Pesquisadores do Hospital Tenon, em Paris, França, descobriram que os pacientes com doença de Alzheimer leve, cuja visão melhorou, após a realização de uma cirurgia de catarata, também apresentaram melhoras de sua capacidade cognitiva, de humor e de qualidade do sono.
Segundo a pesquisadora Brigitte Girard, este foi o primeiro estudo a avaliar especificamente se a cirurgia de catarata poderia beneficiar pacientes com Alzheimer. Pesquisas anteriores já tinham revelado que a cirurgia de catarata melhora a qualidade de vida de pacientes idosos com habilidades cognitivas comprometidas pela baixa visão.
Para realizar o seu estudo, Girard reuniu dados de trinta e oito pacientes, com idade média de 85 anos. Os participantes apresentavam demência leve devido à doença de Alzheimer. Todos tinham catarata em pelo menos um olho e foram adequadamente tratados por meio da cirurgia de catarata padrão, com o implante de lentes intraoculares, que substituem as lentes naturais dos olhos a fim de proporcionar a correção da visão. Depois da cirurgia, a visão dos participantes melhorou drasticamente para o grupo, menos para um dos pacientes com Alzheimer.
Um mês antes da cirurgia, Brigitte Girard avaliou o estado de humor, sinais de depressão, o comportamento, a capacidade de agir de forma independente e as habilidades cognitivas de todos os participantes do estudo. Três meses depois da cirurgia de catarata, os mesmos quesitos foram reavaliados pela pesquisadora, que encontrou um nível de melhora de 25% no estado cognitivo dos pacientes. Eles apresentavam um nível maior de entendimento e de respostas apropriadas ao ambiente.
O nível de depressão, após a cirurgia de catarata, também foi menor em muitos pacientes. Este nível de melhora foi semelhante ao que ocorre normalmente após uma cirurgia de catarata num idoso que não apresenta demência.
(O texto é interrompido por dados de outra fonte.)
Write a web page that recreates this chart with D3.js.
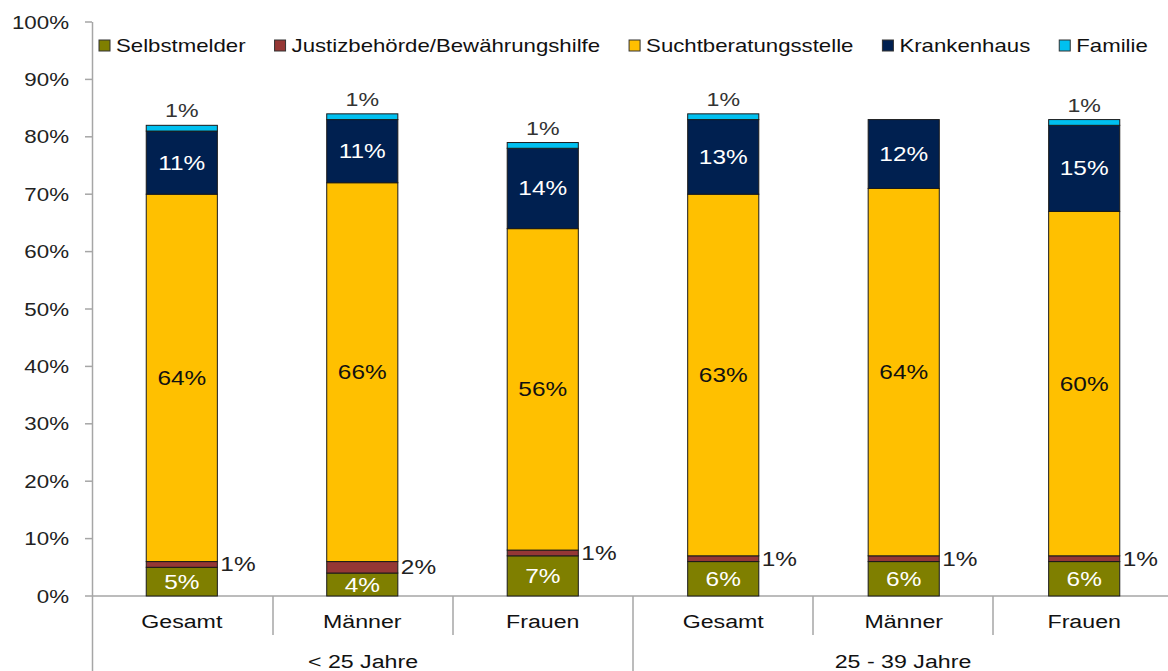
<!DOCTYPE html>
<html>
<head>
<meta charset="utf-8">
<script src="https://cdn.jsdelivr.net/npm/d3@7"></script>
<style>
  body { margin: 0; background: #fff; }
  text { font-family: "Liberation Sans", Arial, sans-serif; }
</style>
</head>
<body>
<svg id="chart"></svg>
<script>
// chart data
const groups = ['< 25 Jahre', '25 - 39 Jahre'];
const categories = ['Gesamt', 'Männer', 'Frauen', 'Gesamt', 'Männer', 'Frauen'];
const seriesNames = ['Selbstmelder', 'Justizbehörde/Bewährungshilfe', 'Suchtberatungsstelle', 'Krankenhaus', 'Familie'];
const selbstmelder = [5, 4, 7, 6, 6, 6];
const justiz = [1, 2, 1, 1, 1, 1];
const sucht = [64, 66, 56, 63, 64, 60];
const krankenhaus = [11, 11, 14, 13, 12, 15];
const familie = [1, 1, 1, 1, 0, 1];
const yTicks = [0, 10, 20, 30, 40, 50, 60, 70, 80, 90, 100];

const colors = ['#7f7f00', '#953735', '#ffc000', '#002050', '#00c0f0'];
const labelColors = ['#fff', '#222', '#111', '#fff', '#333'];

function buildChart() {
    const width = 1168;
    const height = 671;
    const svg = d3.select('#chart').attr('width', width).attr('height', height);

    // the original is a bit stretched sideways, so text gets a horizontal scale
    const sx = 1.22;
    function addText(g, x, y, str, size, anchor, fill) {
        return g.append('text')
            .attr('transform', `translate(${x},${y}) scale(${sx},1)`)
            .attr('text-anchor', anchor)
            .attr('font-size', size)
            .attr('fill', fill)
            .text(str);
    }

    // one row per bar
    const rows = categories.map((c, i) => ({
        idx: i,
        s0: selbstmelder[i], s1: justiz[i], s2: sucht[i], s3: krankenhaus[i], s4: familie[i]
    }));
    const keys = ['s0', 's1', 's2', 's3', 's4'];
    const stacked = d3.stack().keys(keys)(rows);

    const x = d3.scaleBand().domain(d3.range(categories.length))
        .range([93, 1173]).paddingInner(0.606).paddingOuter(0.295);
    const y = d3.scaleLinear().domain([0, 100]).range([596, 22]);

    const axisColor = '#a6a6a6';

    // y axis
    const yAxis = svg.append('g');
    yAxis.append('line').attr('x1', 92.5).attr('x2', 92.5).attr('y1', y(100)).attr('y2', height)
        .attr('stroke', axisColor).attr('stroke-width', 1.5);
    yTicks.forEach(t => {
        yAxis.append('line').attr('x1', 85).attr('x2', 92).attr('y1', y(t)).attr('y2', y(t))
            .attr('stroke', axisColor).attr('stroke-width', 1.5);
        addText(yAxis, 69, y(t) + 6.5, t + '%', 18.3, 'end', '#222');
    });

    // x axis
    const xAxis = svg.append('g');
    xAxis.append('line').attr('x1', 92).attr('x2', width).attr('y1', y(0)).attr('y2', y(0))
        .attr('stroke', axisColor).attr('stroke-width', 1.5);
    const step = 180;
    const x0 = x.range()[0];
    d3.range(1, categories.length).forEach(k => {
        const bx = x0 + k * step;
        const isGroup = k === 3;
        xAxis.append('line').attr('x1', bx).attr('x2', bx)
            .attr('y1', y(0)).attr('y2', isGroup ? height : 635)
            .attr('stroke', axisColor).attr('stroke-width', 1.5);
    });
    categories.forEach((c, i) => {
        addText(xAxis, x(i) + x.bandwidth() / 2, 628, c, 19, 'middle', '#111');
    });
    groups.forEach((g, gi) => {
        addText(xAxis, x0 + (gi * 3 + 1.5) * step, 668, g, 19, 'middle', '#111');
    });

    // bars
    const barsGroup = svg.append('g');
    stacked.forEach((layer, si) => {
        barsGroup.selectAll(null)
            .data(layer.filter(d => d[1] - d[0] > 0))
            .enter()
            .append('rect')
            .attr('x', d => x(d.data.idx))
            .attr('width', x.bandwidth())
            .attr('y', d => y(d[1]))
            .attr('height', d => y(d[0]) - y(d[1]))
            .attr('fill', colors[si])
            .attr('stroke', '#1a1a1a')
            .attr('stroke-width', 1);
    });

    // value labels
    const labels = svg.append('g');
    stacked.forEach((layer, si) => {
        layer.forEach(d => {
            const v = d[1] - d[0];
            if (v <= 0) return;
            const cx = x(d.data.idx) + x.bandwidth() / 2;
            const mid = (y(d[0]) + y(d[1])) / 2;
            if (si === 1) {
                addText(labels, x(d.data.idx) + x.bandwidth() + 3, mid + 7, v + '%', 20, 'start', labelColors[si]);
            } else if (si === 4) {
                addText(labels, cx, y(d[1]) - 8, v + '%', 19, 'middle', labelColors[si]);
            } else {
                addText(labels, cx, mid + 7, v + '%', 20, 'middle', labelColors[si]);
            }
        });
    });

    // legend laid out left to right
    const legend = svg.append('g');
    let lx = 99;
    seriesNames.forEach((name, i) => {
        legend.append('rect').attr('x', lx).attr('y', 40).attr('width', 11).attr('height', 11)
            .attr('fill', colors[i]).attr('stroke', '#333').attr('stroke-width', 1);
        const t = addText(legend, lx + 17, 52, name, 18.2, 'start', '#111');
        const w = t.node().getComputedTextLength() * sx;
        lx += 17 + w + 29;
    });
}

buildChart();
</script>
</body>
</html>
Girard não encontrou alterações no nível de autonomia dos pacientes, isto é, na sua capacidade de agir com independência, após a cirurgia de catarata.
Ainda segundo a pesquisadora, os padrões de sono e os problemas de comportamento noturnos dos pacientes com Alzheimer também melhoraram bastante, após a cirurgia de catarata. Estudos anteriores já haviam revelado que quando a catarata é removida, os níveis de melatonina – hormônio regulador do sono – se normalizam. Girard acredita que por este motivo os pacientes com Alzheimer apresentaram melhores padrões de sono.
“O estudo francês nos revela que uma melhora significativa da visão resulta num clima positivo de mudanças de comportamento dos pacientes com Alzheimer. Esta informação é muito útil quando pensamos em estratégias para melhorar a qualidade de vida dos pacientes com Alzheimer, de seus familiares e de seus cuidadores”, afirma o oftalmologista Virgílio Centurion, diretor do IMO, Instituto de Moléstias Oculares.
Cirurgia de catarata x melhora da qualidade de vida
Muitos oftalmologistas continuam a usar a medida da acuidade visual como a principal indicação para a realização da cirurgia catarata, apesar das muitas ferramentas disponíveis para medir a qualidade de vida relacionada à função visual.
“Hoje, a cirurgia de catarata é uma resposta personalizada da Oftalmologia para melhor atender às necessidades do paciente. Ainda que a cirurgia não modifique o quadro de Alzheimer e nem impeça o avanço da demência, ela é muito relevante para a qualidade de vida deste paciente”, defende Virgílio Centurion, que também é membro da ALACCSA, Associação Latino-Americana de Cirurgiões de Córnea, Catarata e Cirurgias Refrativas.
“A cirurgia de catarata é um procedimento extremamente eficaz que tem implicações muito maiores para a vida da população idosa, com demência ou não. Sua importância social não pode ser medida por um gráfico de acuidade visual. A falsa crença de pacientes e de alguns profissionais de saúde de que a catarata não deve ser extraída até estar ‘madura’ está privando muitas pessoas de uma melhor qualidade de vida na velhice. Quanto mais precoce for a cirurgia, menor o comprometimento da qualidade de vida, menor o índice de fraturas por quedas espontâneas, maior a integração social, menor a depressão”, diz o diretor do IMO.